* START Recorded information *

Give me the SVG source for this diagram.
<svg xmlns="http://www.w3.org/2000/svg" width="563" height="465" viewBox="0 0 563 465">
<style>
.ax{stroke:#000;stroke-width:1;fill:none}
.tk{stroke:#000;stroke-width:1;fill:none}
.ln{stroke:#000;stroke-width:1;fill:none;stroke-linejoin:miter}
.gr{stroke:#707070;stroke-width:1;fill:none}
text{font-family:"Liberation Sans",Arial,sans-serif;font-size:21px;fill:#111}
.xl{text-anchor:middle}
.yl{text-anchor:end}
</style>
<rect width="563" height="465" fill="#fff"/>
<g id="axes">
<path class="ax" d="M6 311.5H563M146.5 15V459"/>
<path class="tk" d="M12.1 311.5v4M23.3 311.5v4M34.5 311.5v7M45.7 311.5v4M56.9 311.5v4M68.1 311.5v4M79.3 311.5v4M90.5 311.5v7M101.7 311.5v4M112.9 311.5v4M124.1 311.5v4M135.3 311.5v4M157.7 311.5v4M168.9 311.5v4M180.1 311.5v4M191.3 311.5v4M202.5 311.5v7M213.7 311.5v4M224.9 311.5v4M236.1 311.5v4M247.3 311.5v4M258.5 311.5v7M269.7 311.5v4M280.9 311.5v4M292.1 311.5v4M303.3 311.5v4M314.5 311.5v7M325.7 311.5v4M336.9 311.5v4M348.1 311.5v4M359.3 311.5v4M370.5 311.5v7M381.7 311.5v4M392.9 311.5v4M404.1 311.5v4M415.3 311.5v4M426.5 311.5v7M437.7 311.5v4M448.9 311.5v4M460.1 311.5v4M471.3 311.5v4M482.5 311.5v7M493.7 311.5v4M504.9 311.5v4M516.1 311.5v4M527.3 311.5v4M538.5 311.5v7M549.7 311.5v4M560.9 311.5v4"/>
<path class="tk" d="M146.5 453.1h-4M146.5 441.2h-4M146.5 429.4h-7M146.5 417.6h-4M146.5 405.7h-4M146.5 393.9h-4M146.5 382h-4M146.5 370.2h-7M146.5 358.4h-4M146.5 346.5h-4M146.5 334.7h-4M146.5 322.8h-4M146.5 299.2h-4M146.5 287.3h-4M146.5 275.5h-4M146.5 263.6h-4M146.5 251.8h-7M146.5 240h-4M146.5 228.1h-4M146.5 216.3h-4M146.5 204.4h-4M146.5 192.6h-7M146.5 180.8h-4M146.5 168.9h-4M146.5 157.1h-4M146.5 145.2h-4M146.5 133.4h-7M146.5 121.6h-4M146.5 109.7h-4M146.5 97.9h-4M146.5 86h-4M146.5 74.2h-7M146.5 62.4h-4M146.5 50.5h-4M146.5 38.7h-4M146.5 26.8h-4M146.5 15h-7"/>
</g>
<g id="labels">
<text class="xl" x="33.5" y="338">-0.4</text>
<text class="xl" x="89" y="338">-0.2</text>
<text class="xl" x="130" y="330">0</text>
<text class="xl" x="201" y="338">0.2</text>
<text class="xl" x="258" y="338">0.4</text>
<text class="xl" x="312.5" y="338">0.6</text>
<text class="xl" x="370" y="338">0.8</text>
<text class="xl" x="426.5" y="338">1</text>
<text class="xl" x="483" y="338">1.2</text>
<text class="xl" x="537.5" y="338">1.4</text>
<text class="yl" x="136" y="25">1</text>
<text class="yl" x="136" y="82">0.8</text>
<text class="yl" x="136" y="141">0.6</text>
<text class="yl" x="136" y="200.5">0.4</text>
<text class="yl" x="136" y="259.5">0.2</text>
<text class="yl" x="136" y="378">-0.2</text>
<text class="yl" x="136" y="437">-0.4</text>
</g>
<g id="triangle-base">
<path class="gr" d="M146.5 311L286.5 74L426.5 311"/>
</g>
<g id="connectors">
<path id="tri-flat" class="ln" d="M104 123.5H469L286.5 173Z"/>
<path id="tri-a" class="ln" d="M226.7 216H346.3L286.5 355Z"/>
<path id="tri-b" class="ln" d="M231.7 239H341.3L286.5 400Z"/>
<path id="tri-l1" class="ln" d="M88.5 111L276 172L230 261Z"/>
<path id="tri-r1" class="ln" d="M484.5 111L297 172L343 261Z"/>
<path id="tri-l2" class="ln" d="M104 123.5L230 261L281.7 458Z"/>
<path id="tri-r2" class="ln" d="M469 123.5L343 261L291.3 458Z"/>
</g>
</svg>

* END Recorded information *
* START Recorded information *

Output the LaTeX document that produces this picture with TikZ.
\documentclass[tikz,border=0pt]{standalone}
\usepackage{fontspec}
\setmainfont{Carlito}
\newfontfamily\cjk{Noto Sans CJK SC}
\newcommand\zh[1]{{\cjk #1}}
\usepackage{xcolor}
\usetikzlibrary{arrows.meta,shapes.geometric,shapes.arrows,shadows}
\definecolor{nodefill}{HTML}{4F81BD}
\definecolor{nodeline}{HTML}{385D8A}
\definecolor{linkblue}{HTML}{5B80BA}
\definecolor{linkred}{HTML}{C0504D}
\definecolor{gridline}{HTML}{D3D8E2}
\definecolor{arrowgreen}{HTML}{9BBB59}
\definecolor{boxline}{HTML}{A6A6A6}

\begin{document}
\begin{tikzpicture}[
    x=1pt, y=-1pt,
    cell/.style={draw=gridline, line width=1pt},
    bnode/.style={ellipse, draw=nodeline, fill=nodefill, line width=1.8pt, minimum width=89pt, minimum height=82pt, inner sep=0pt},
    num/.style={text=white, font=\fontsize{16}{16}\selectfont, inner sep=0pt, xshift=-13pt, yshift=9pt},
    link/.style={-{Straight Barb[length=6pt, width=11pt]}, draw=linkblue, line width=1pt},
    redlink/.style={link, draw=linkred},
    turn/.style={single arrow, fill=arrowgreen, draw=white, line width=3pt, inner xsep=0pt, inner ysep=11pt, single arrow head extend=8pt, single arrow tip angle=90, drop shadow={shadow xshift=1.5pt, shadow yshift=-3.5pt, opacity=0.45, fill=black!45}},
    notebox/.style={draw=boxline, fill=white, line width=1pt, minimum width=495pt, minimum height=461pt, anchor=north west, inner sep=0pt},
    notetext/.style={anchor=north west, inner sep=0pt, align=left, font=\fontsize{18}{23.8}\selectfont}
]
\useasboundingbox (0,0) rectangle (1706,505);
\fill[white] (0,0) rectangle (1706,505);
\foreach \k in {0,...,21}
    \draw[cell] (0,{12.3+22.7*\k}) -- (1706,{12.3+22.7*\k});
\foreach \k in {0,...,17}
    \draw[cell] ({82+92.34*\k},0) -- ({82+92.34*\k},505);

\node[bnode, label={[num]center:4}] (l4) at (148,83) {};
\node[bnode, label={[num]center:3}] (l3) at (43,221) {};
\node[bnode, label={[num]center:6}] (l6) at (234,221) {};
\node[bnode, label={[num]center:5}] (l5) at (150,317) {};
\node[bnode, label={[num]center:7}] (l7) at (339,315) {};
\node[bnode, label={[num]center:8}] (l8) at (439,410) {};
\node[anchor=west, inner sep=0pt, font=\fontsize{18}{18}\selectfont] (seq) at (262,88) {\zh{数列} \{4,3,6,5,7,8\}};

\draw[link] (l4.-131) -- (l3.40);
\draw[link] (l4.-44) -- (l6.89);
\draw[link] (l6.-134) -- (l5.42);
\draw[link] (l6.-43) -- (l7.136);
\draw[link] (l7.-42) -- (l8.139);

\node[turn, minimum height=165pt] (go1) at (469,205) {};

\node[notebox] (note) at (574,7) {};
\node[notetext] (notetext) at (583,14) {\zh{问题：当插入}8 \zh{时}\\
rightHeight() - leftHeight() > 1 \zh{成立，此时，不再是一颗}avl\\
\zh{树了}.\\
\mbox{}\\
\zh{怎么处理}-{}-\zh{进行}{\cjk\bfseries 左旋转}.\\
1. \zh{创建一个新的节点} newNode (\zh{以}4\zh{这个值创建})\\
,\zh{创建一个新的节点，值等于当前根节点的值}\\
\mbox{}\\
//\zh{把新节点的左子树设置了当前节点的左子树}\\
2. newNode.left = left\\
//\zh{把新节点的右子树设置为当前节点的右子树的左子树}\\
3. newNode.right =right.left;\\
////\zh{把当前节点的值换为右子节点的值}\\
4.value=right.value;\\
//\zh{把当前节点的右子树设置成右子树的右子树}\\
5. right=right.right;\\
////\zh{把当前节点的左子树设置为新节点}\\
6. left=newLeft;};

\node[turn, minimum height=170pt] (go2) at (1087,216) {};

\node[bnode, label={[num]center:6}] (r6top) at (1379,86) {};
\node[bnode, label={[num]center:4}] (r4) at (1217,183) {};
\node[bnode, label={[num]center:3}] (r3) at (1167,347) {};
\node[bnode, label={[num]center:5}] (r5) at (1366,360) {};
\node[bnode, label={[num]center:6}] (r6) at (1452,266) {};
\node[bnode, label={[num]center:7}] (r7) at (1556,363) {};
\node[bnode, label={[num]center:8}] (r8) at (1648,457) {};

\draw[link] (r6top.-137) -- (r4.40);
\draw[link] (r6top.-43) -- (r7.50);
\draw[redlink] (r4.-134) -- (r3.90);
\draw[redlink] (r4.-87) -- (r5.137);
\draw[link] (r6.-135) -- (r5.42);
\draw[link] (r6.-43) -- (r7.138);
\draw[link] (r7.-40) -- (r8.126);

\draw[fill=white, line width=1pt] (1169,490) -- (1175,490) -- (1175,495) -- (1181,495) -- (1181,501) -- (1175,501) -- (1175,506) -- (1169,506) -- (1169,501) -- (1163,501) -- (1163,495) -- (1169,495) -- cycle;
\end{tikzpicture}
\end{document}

* END Recorded information *
* START Recorded information *

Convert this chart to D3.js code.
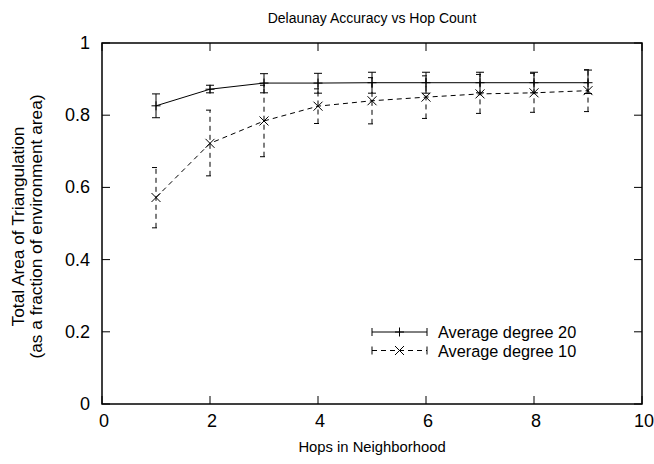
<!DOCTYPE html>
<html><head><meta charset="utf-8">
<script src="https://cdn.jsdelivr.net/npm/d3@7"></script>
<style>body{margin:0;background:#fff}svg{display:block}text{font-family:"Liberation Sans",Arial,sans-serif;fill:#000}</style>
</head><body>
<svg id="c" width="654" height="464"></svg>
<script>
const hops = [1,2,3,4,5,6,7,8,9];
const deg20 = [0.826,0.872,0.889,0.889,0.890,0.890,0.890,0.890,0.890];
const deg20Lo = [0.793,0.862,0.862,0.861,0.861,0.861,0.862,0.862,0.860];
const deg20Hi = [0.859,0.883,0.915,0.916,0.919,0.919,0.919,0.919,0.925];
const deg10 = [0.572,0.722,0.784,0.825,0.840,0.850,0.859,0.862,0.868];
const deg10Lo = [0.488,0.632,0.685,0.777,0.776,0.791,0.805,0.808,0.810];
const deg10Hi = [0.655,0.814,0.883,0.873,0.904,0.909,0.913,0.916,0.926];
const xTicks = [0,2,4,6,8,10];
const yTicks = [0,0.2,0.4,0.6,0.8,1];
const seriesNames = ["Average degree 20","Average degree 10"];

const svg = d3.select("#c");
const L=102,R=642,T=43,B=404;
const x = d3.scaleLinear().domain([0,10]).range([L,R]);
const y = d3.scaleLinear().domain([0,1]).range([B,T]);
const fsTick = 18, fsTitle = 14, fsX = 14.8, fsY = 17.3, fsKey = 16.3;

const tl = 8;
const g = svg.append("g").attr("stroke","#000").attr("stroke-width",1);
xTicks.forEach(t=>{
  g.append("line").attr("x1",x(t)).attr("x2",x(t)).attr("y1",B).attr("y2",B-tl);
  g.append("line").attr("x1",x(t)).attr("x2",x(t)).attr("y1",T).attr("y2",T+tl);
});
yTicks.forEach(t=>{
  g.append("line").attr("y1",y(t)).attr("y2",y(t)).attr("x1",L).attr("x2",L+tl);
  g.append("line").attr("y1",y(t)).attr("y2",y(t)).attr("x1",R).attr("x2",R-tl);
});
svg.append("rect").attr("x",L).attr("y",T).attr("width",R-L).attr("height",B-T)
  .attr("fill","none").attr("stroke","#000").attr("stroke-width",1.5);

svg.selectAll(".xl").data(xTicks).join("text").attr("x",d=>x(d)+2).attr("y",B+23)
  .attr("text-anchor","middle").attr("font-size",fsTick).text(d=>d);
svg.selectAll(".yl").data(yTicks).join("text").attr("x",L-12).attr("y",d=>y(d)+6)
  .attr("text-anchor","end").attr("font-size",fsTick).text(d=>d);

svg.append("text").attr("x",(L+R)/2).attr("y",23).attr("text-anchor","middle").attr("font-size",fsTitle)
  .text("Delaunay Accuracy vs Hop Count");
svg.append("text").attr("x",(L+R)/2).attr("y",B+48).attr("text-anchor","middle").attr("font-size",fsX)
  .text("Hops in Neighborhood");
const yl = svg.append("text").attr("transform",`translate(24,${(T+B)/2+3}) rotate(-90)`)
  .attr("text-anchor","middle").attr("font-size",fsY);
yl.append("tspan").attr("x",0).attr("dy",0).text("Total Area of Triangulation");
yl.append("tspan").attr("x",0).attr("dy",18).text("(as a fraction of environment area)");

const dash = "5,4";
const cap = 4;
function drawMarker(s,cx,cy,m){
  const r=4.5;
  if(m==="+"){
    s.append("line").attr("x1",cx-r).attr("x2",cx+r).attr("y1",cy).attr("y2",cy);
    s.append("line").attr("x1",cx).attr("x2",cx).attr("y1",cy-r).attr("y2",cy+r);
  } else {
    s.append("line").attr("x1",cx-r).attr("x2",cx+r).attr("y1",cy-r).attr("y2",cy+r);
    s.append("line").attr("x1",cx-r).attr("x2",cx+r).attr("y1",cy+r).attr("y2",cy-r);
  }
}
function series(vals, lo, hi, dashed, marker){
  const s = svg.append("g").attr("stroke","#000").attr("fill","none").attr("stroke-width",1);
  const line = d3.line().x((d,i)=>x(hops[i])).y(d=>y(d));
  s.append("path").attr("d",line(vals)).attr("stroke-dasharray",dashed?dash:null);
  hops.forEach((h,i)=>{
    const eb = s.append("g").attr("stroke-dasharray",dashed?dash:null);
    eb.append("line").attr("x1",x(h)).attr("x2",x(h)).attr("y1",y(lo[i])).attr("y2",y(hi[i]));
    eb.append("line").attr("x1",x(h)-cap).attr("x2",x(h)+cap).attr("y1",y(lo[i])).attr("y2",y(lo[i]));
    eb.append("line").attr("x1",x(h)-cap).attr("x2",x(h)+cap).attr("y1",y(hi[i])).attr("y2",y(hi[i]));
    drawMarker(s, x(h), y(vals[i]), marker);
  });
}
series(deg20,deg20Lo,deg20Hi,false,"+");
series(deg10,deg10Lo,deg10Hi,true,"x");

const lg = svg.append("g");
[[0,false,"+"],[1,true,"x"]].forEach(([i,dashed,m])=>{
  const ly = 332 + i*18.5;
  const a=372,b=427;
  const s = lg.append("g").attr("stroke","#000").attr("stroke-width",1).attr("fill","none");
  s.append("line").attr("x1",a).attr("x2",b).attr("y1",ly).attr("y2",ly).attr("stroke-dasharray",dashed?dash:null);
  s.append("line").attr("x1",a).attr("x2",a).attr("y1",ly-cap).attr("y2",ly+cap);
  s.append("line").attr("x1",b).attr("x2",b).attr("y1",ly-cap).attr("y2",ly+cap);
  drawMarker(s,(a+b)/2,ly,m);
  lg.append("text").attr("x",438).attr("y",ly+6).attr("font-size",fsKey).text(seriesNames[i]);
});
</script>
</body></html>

* END Recorded information *

#### Given task:
Search the data above for lines holding "this" and copy each of them.

#### Exercise solution:
Give me the SVG source for this diagram.
Output the LaTeX document that produces this picture with TikZ.
Convert this chart to D3.js code.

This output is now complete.